Нельзя сказать, что Джек полностью разделял её энтузиазм. Теория видений из прошлого неплохо объясняла образ руки на стальной двери и Часовщика, входящего в заброшенный дом, но никак не вязалась с призраками, которые тащат тебя к себе под землю. Джек зябко передёрнул плечами. Это не память, а потусторонний мир какой-то!
— Так, ладно… — Гвен снова вышла на середину улочки. — Пора заниматься делом. Что именно ты видел, когда упал?
— Какие-то силуэты в темноте… Ничего полезного, в общем. — О призраках он рассказывать не решился. Не хватало ещё, чтобы единственная союзница сочла его обыкновенным психом.
Веснушки уныло опустились.
— Ну в первый раз, конечно, трудно разобраться… И вообще, какая польза от булыжников — бросовый камень, дешёвый — опять же ходят по ним каждый день, ездят… В следующий раз подыщем тебе что-нибудь более пристойное.
— Погоди… — нахмурился он немного обиженно. — Кое-что я всё-таки разобрал. Там были тени, похожие на людей, они убегали, потом был большой взрыв… А ещё — вой сирены, как в фильмах про войну.
— Ха, ну так бы сразу и сказал! — Гвен пошевелила губами, обдумывая услышанное, потом вдруг хлопнула себя по лбу: — Ну конечно, война! Обычное дело у начинающих искателей. Первой бросается в глаза самая болезненная память, и только потом они учатся различать следы послабее. Здесь в Лондоне чаще всего видят фашистские бомбёжки в годы Второй мировой[10] — уж камни-то от них натерпелись будь здоров.
— А как же Великий пожар? Тогда тоже приходилось несладко.
— Да, но камни-то здесь уже не те, они ничего не помнят.
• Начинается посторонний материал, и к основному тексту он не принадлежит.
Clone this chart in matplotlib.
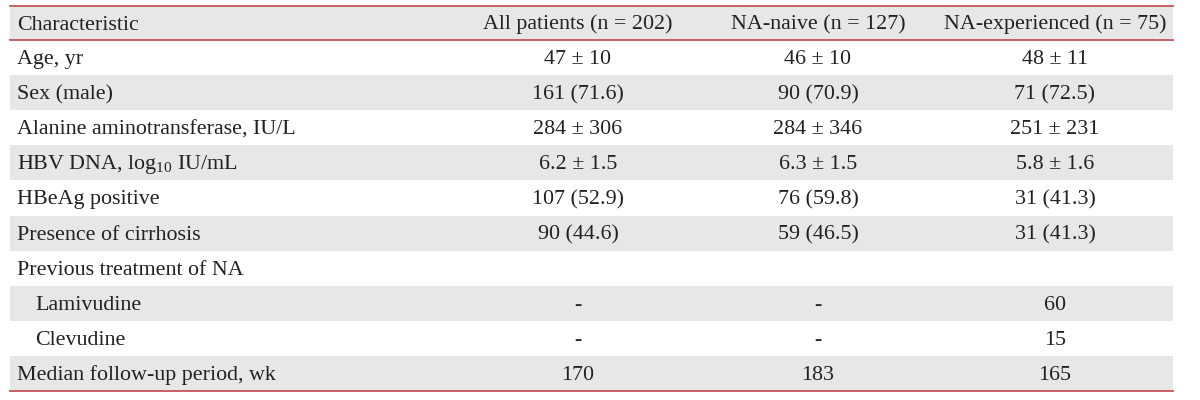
import matplotlib.pyplot as plt
from matplotlib.patches import Rectangle

plt.rcParams['font.family'] = ['Liberation Serif', 'DejaVu Serif']
plt.rcParams['mathtext.default'] = 'regular'

# Table content
header = ["Characteristic", "All patients (n = 202)", "NA-naive (n = 127)", "NA-experienced (n = 75)"]
characteristics = [
    "Age, yr",
    "Sex (male)",
    "Alanine aminotransferase, IU/L",
    "HBV DNA, log$_{10}$ IU/mL",
    "HBeAg positive",
    "Presence of cirrhosis",
    "Previous treatment of NA",
    "Lamivudine",
    "Clevudine",
    "Median follow-up period, wk",
]
indented = [False, False, False, False, False, False, False, True, True, False]
all_patients = ["47 ± 10", "161 (71.6)", "284 ± 306", "6.2 ± 1.5", "107 (52.9)", "90 (44.6)", "", "-", "-", "170"]
na_naive = ["46 ± 10", "90 (70.9)", "284 ± 346", "6.3 ± 1.5", "76 (59.8)", "59 (46.5)", "", "-", "-", "183"]
na_experienced = ["48 ± 11", "71 (72.5)", "251 ± 231", "5.8 ± 1.6", "31 (41.3)", "31 (41.3)", "", "60", "15", "165"]

# Layout (pixels)
left, right = 10, 1173
top, head_bottom = 6, 40
row_h = 35.1
col_x = [17, 578, 818, 1055]
base_off = 6.5  # baseline below row centre
gray = "#e7e7e7"
red = "#c0555b"
fs = 15.8

fig = plt.figure(figsize=(12, 4), dpi=100)
ax = fig.add_axes([0, 0, 1, 1])
ax.set_xlim(0, 1200)
ax.set_ylim(400, 0)
ax.axis("off")

# header band
hy = (top + head_bottom) / 2 + base_off
ax.add_patch(Rectangle((left, top), right - left, head_bottom - top, color=gray, lw=0))
ax.text(col_x[0], hy, header[0], ha="left", va="baseline", fontsize=fs, color="#222222")
for j in range(1, 4):
    ax.text(col_x[j], hy, header[j], ha="center", va="baseline", fontsize=fs, color="#222222")

columns = [all_patients, na_naive, na_experienced]
for i, name in enumerate(characteristics):
    y0 = head_bottom + i * row_h
    yb = y0 + row_h / 2 + base_off
    if i % 2 == 1:
        ax.add_patch(Rectangle((left, y0), right - left, row_h, color=gray, lw=0))
    x = col_x[0] + (18 if indented[i] else 0)
    ax.text(x, yb, name, ha="left", va="baseline", fontsize=fs, color="#222222")
    for j, col in enumerate(columns):
        ax.text(col_x[j + 1], yb, col[i], ha="center", va="baseline", fontsize=fs, color="#222222",
                fontweight="bold" if col[i] == "-" else "normal")

bottom = head_bottom + len(characteristics) * row_h
ax.plot([left, right], [top, top], color=red, lw=1.3)
ax.plot([left, right], [head_bottom, head_bottom], color=red, lw=1.3)
ax.plot([left, right], [bottom, bottom], color=red, lw=1.3)

fig.savefig("out.png", dpi=100)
Скорее всего, их уложили в мостовую при восстановлении города, на пепелище старой, сгоревшей Пудинг-лейн.
— Пепелище? — оживился Джек, опуская взгляд на мостовую. Промежутки между стёртыми булыжниками были необычно светлыми. — И какой здесь был пепел?
— Да самый разный, от всего, что сгорело. Огромная куча. Королевские архитекторы перестраивали Лондон прямо поверх пепелища старого города, ничего не расчищая.
— Ага, понятно… Разный, значит. — Джек снова вгляделся в остатки выветренного цемента. Вот оно, красно-рыжее пятнышко, крошечный треугольный камушек глубоко в щели. Не поверх раствора, как окурки и комки жвачки, а в нём самом. А вот ещё и ещё — пятнышки словно приподнялись в трёхмерной матричной картинке, располагаясь по дуге шагов десяти длиной. — Я кое-что вижу, — объявил он.
— Я уже поняла, — нетерпеливо кивнула Гвен. — Может, расскажешь, что именно?
Он шагнул вперёд и присел на корточки перед самым большим камушком, размером с десятицентовик[11], протянул руку… и тут же опасливо отдёрнул. — Мм… Попробуй сама достать. У тебя пальцы тоньше — мои не пролезут.
Пожав плечами, Гвен присела рядом и запустила мизинец в узкую щель.
— Что-то твёрдое! — хмыкнула она. — Похоже на кусочек кирпича. Как глубоко! Видимо, недавно вышло на поверхность, когда цемент размыло дождём.
Джек показал, где расположены остальные обломки, и Гвен расплылась в улыбке.
— Вот оно! — Она прошлась по дуге, заглядывая между булыжниками. — Теперь всё понятно. Здесь всё и началось!